▶ **Your instructions**: Only the lines from the line containing "Generate a Python" to the line containing "b_yticks = [0, 20, 40, 60, 80, 100, 120]", with both of those lines, are to be repeated exactly. Leave the images out.

──────── Data ────────

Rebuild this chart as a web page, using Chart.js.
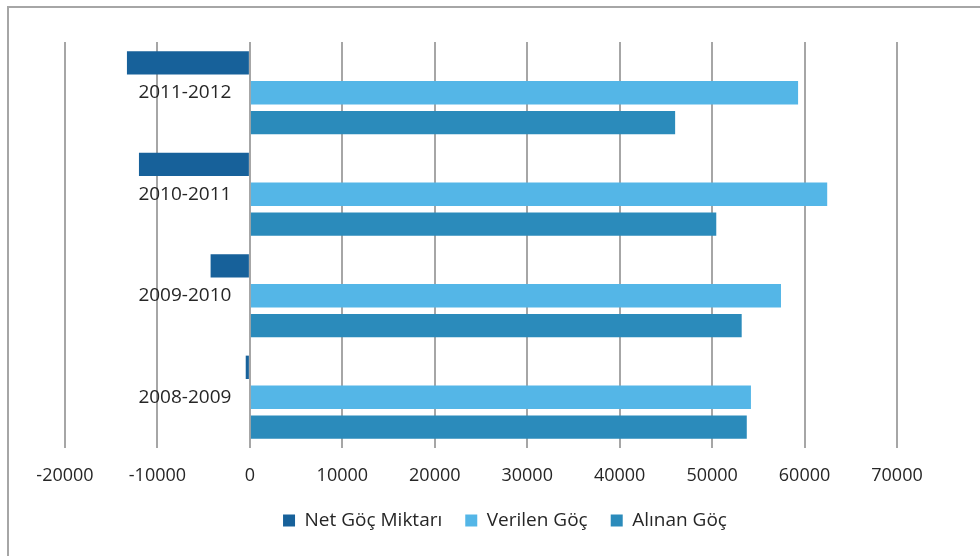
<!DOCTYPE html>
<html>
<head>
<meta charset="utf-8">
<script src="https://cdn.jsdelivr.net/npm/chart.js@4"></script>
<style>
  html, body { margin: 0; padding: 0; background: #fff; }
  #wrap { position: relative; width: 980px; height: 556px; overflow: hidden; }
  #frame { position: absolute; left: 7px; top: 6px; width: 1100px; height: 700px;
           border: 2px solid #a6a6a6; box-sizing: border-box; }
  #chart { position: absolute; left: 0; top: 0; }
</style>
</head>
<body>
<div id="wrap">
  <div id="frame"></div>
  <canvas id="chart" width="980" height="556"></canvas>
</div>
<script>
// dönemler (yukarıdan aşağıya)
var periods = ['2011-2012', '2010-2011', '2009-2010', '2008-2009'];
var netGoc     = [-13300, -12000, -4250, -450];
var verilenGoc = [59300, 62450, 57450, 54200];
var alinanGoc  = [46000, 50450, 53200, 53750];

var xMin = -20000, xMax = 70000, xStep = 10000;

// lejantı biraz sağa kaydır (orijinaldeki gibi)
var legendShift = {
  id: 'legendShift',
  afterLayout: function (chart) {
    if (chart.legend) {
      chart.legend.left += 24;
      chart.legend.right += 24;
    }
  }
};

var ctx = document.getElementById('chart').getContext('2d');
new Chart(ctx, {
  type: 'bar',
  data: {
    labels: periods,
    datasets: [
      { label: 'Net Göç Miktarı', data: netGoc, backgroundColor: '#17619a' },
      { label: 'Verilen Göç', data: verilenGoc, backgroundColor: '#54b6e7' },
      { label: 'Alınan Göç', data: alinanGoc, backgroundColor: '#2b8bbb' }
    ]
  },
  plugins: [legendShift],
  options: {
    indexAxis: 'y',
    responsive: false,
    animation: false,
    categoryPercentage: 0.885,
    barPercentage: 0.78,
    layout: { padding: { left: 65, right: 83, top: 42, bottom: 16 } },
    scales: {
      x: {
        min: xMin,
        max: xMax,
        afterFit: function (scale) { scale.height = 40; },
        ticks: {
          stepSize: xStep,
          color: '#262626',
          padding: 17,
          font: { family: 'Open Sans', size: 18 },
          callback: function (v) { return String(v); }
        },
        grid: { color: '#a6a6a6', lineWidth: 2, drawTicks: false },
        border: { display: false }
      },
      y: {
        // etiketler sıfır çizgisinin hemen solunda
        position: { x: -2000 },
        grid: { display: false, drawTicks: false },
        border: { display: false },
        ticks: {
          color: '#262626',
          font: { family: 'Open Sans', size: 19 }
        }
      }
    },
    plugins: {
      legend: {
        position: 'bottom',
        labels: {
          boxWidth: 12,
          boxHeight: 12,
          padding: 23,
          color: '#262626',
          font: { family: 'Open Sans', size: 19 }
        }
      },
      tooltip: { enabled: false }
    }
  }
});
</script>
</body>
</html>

────────
──────── Data ────────

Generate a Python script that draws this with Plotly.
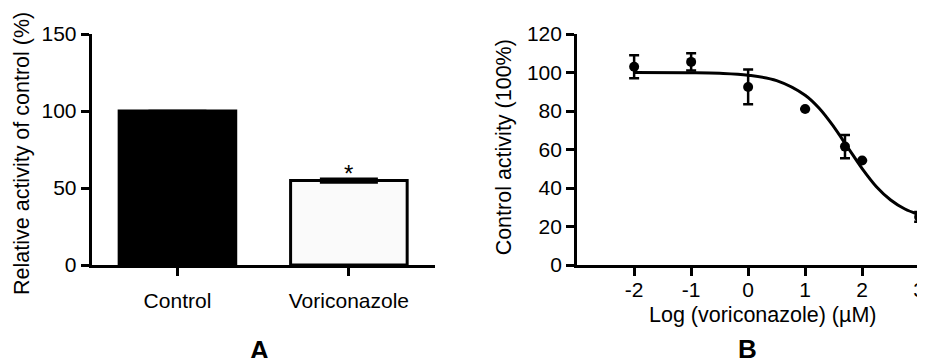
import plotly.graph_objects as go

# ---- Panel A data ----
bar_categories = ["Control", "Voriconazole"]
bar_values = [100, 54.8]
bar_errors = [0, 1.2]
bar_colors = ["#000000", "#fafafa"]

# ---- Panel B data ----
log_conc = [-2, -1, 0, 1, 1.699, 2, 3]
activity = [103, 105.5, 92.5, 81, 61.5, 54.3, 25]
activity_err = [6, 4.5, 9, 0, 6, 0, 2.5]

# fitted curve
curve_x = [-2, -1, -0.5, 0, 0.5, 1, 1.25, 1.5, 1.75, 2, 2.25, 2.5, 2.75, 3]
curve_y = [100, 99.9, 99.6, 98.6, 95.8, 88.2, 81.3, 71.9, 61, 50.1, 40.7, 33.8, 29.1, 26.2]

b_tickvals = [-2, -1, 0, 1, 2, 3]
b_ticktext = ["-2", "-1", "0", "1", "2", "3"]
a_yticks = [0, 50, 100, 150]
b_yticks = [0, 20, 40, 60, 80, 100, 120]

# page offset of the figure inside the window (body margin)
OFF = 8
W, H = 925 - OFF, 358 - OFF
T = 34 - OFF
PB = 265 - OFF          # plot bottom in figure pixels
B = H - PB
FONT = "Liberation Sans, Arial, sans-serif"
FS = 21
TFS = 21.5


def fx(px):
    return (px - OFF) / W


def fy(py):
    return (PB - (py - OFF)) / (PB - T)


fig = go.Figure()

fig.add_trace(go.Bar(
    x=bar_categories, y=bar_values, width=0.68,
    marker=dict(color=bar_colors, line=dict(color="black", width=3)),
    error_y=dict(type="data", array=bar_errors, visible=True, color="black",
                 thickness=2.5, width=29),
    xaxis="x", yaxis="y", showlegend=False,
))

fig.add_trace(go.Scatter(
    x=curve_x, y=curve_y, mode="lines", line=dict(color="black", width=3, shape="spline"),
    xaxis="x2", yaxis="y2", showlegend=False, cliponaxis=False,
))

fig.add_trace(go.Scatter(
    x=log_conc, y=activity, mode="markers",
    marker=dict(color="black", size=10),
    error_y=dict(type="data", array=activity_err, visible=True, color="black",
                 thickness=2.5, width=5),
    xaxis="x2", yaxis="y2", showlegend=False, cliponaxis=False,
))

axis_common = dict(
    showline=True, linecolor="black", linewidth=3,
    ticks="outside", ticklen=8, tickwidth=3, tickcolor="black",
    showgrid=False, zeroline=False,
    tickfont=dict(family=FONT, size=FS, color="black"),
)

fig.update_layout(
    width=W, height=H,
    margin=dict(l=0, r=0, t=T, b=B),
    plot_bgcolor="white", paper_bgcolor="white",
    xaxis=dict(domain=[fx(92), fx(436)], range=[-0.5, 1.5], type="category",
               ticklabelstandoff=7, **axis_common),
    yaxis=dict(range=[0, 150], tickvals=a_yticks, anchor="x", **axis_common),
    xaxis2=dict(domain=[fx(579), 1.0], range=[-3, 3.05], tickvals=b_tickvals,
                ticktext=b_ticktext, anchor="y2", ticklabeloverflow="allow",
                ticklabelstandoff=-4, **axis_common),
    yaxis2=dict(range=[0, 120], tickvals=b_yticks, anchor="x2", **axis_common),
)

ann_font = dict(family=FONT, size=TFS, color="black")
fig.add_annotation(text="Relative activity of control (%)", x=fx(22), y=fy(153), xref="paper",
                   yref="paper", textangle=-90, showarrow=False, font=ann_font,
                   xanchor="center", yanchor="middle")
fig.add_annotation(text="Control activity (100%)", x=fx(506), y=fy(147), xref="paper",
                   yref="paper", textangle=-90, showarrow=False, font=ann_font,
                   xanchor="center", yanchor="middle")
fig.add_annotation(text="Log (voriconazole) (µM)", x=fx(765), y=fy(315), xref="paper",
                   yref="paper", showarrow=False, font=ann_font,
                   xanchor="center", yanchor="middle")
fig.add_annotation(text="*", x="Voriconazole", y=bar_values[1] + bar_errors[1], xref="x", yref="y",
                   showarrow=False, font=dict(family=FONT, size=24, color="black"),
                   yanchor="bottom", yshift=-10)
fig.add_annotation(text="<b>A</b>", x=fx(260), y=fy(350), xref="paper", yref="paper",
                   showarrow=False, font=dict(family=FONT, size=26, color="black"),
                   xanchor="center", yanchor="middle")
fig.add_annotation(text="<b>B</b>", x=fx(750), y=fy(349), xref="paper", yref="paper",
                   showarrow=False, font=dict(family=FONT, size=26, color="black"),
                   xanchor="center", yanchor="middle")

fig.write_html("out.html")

────────

▶ **Answer in full**:
Generate a Python script that draws this with Plotly.
import plotly.graph_objects as go

# ---- Panel A data ----
bar_categories = ["Control", "Voriconazole"]
bar_values = [100, 54.8]
bar_errors = [0, 1.2]
bar_colors = ["#000000", "#fafafa"]

# ---- Panel B data ----
log_conc = [-2, -1, 0, 1, 1.699, 2, 3]
activity = [103, 105.5, 92.5, 81, 61.5, 54.3, 25]
activity_err = [6, 4.5, 9, 0, 6, 0, 2.5]

# fitted curve
curve_x = [-2, -1, -0.5, 0, 0.5, 1, 1.25, 1.5, 1.75, 2, 2.25, 2.5, 2.75, 3]
curve_y = [100, 99.9, 99.6, 98.6, 95.8, 88.2, 81.3, 71.9, 61, 50.1, 40.7, 33.8, 29.1, 26.2]

b_tickvals = [-2, -1, 0, 1, 2, 3]
b_ticktext = ["-2", "-1", "0", "1", "2", "3"]
a_yticks = [0, 50, 100, 150]
b_yticks = [0, 20, 40, 60, 80, 100, 120]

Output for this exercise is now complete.